Brad Everett Young, actor, celebrity photographer, and campaigner for arts education, died on Sunday after being struck by a wrong-way driver on a Los Angeles freeway. He was 46.
His death was confirmed in a statement by his publicist Paul Christensen, who said that Young was driving alone on the 134 Freeway late on a Sunday night after attending a film screening when another vehicle travelling in the opposite direction collided with his car, according to The Hollywood Reporter.
Young was pronounced dead at the scene and the other driver was taken to hospital.
“Brad was a fixture at Hollywood events, red carpets, premieres, galas, industry parties, and charity functions. He had an eye that could capture both the glitz of celebrity and the quiet humanity behind the flash,” Christensen told NBC News.
“To see him working – greeting subjects, arranging light, or simply moving through the crowd with camera in hand – was to witness someone who belonged there, not merely as a documentarian, but as part of the tapestry of those nights.”
Young began acting in the 1990s and accumulated a steady list of small television and film credits, appearing in shows like Boy Meets World, Charmed, and Grey’s Anatomy, and in films including Charlie’s Angels and Jurassic Park III.

Born on 24 July 1979 in Danville, Virginia, Young grew up the middle child in a family of three children. While at school, he served as editor-in-chief of both his high school newspaper and his college news magazine.
Originally, Young moved to Los Angeles with intentions of studying medicine, but fell in love with acting after booking an audition and joined the Screen Actors Guild.
“LA was just the place where I could make those decisions with all the job opportunities the town offered,” he told Hollywood Life in 2015. “In the first month here, I went out on my first audition for a TV series, booked it, joined the Screen Actors Guild, and the rest was history. I absolutely fell in love with everything in this business and the journey and strength it takes to accomplish what you want in it.”

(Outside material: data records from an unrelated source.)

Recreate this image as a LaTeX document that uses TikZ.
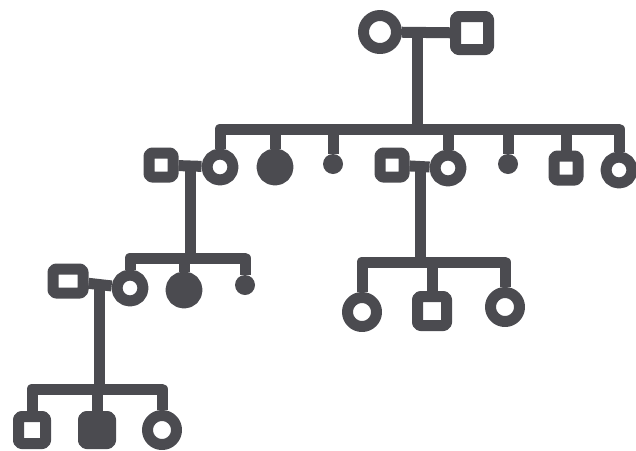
\documentclass[tikz,border=0pt]{standalone}
\usepackage{tikz}
\usetikzlibrary{calc}
\definecolor{ink}{HTML}{4B4B50}

\begin{document}
\begin{tikzpicture}[x=1pt, y=-1pt,
  pen/.style={draw=ink, line width=11pt, line join=round},
  fem/.style={pen, circle, minimum size=26pt, inner sep=0pt},
  mal/.style={pen, rectangle, rounded corners=3pt, minimum size=24pt, inner sep=0pt},
  aff/.style={fill=ink},
  lost/.style={circle, fill=ink, minimum size=20pt, inner sep=0pt}]
\useasboundingbox (0,0) rectangle (636,450);
% generation I
\node[fem, minimum size=33pt] (g1f) at (380,32) {};
\node[mal, minimum size=33pt] (g1m) at (472,33) {};
\draw[pen] (g1f) -- (g1m);
\coordinate (m1) at ($(g1f)!0.41!(g1m)$);
\coordinate (sibII) at (418,129);
\draw[pen] (m1) -- (m1 |- sibII);
% generation II: children and the two who married in
\node[fem] (a1) at (220,167) {};
\node[fem, aff] (a2) at (275,167) {};
\node[lost] (a3) at (333,164) {};
\node[fem] (a4) at (448,168) {};
\node[lost] (a5) at (508,164) {};
\node[mal] (a6) at (566,168) {};
\node[fem] (a7) at (619,170) {};
\node[mal] (sp1) at (161,165) {};
\node[mal] (sp2) at (392,165) {};
\draw[pen] (a1.north) |- (sibII) -| (a7.north);
\foreach \k in {a2,a3,a4,a5,a6}
  \draw[pen] (\k.north) -- (\k.north |- sibII);
\draw[pen] (sp1) -- (a1);
\draw[pen] (sp2) -- (a4);
\coordinate (m2) at ($(sp1)!0.5!(a1)$);
\coordinate (m3) at ($(sp2)!0.5!(a4)$);
% generation III, left family
\coordinate (sibIIIa) at (195,258);
\node[fem] (b1) at (130,288) {};
\node[fem, aff] (b2) at (184,290) {};
\node[lost] (b3) at (245,285) {};
\node[mal, minimum width=30pt] (sp3) at (68,281) {};
\draw[pen] (m2) -- (m2 |- sibIIIa);
\draw[pen] (b1.north) |- (sibIIIa) -| (b3.north);
\draw[pen] (b2.north) -- (b2.north |- sibIIIa);
\draw[pen] (sp3) -- (b1);
\coordinate (m4) at ($(sp3)!0.5!(b1)$);
% generation III, right family
\coordinate (sibIIIb) at (420,262);
\node[fem, minimum size=29pt] (c1) at (362,312) {};
\node[mal, minimum size=29pt] (c2) at (432,311) {};
\node[fem, minimum size=29pt] (c3) at (505,307) {};
\draw[pen] (m3) -- (m3 |- sibIIIb);
\draw[pen] (c1.north) |- (sibIIIb) -| (c3.north);
\draw[pen] (c2.north) -- (c2.north |- sibIIIb);
% generation IV
\coordinate (sibIV) at (98,389);
\node[mal, minimum size=27pt] (d1) at (32,430) {};
\node[mal, minimum size=27pt, aff] (d2) at (97,430) {};
\node[fem, minimum size=29pt] (d3) at (162,430) {};
\draw[pen] (m4) -- (m4 |- sibIV);
\draw[pen] (d1.north) |- (sibIV) -| (d3.north);
\draw[pen] (d2.north) -- (d2.north |- sibIV);
\end{tikzpicture}
\end{document}
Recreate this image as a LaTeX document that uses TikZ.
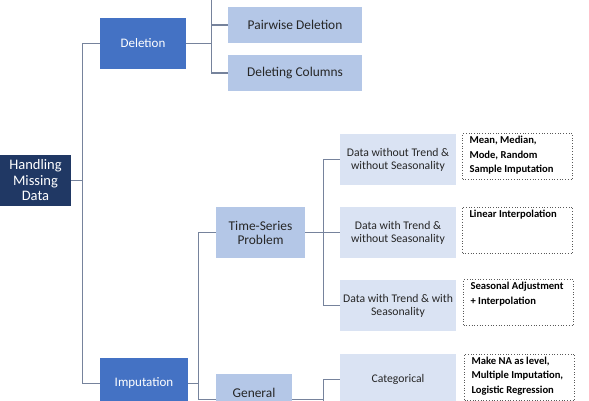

Over the next few decades he accumulated a string of small roles in television shows such as Boy Meets World, Felicity, Charmed, Beverly Hills, 90210, Numb3rs, and appeared in the 90210 reboot. In Grey’s Anatomy (2008) he played an appendectomy patient.
His film credits included Love & Basketball (2000), Charlie’s Angels (2000), Jurassic Park III (2001), I Love You, Man (2009), The Artist (2011), and Dr Jekyll and Mr Hyde (2017).
As time went on, Young built a reputation as a celebrity photographer, shooting red-carpet events and portraits of stars including Stranger Things star David Harbour, Sarah Michelle Gellar, Seth Green, and The Summer I Turned Pretty star Gavin Casalegno.

In 2014 he founded Dream Loud Official, a grassroots initiative aimed at restoring music and arts programmes in schools across the US. “Art & Music programs in schools ultimately changed my life,” he said in an interview with Carolyn Topol Talk. “I couldn’t even imagine not having those programs growing up.”
“Brad’s passion for both the arts and the people behind them was unmatched,” Christensen said. “He lived his mission of keeping creativity alive, and his legacy will continue through Dream Loud Official.”
General Hospital actor Chris McKenna said he was in “complete shock” after hearing the news of Young’s death.
“I’m in complete shock. We just did a shoot a couple weeks ago and we texted this weekend. Brad was such a talented, funny, warm, caring guy,” he wrote on X, formerly Twitter. “He donated his time, his talent, he raised money for underserved schools and the world is darker today without his light. Rest easy, bud.”
I’m in complete shock. We just did a shoot a couple weeks ago and we texted this weekend. Brad was such a talented, funny, warm, caring guy.
— Chris L. McKenna (@ChrisLMcKenna) September 17, 2025
He donated his time, his talent, he raised money for underserved schools and the world is darker today without his light. Rest easy, bud https://t.co/61rZSdL1sd
General Hospital alum Jen Lilley shared a tribute to Young on her Instagram, describing him as “so much more than everyone’s fave celebrity photographer”.
Young is survived by a brother, Chris.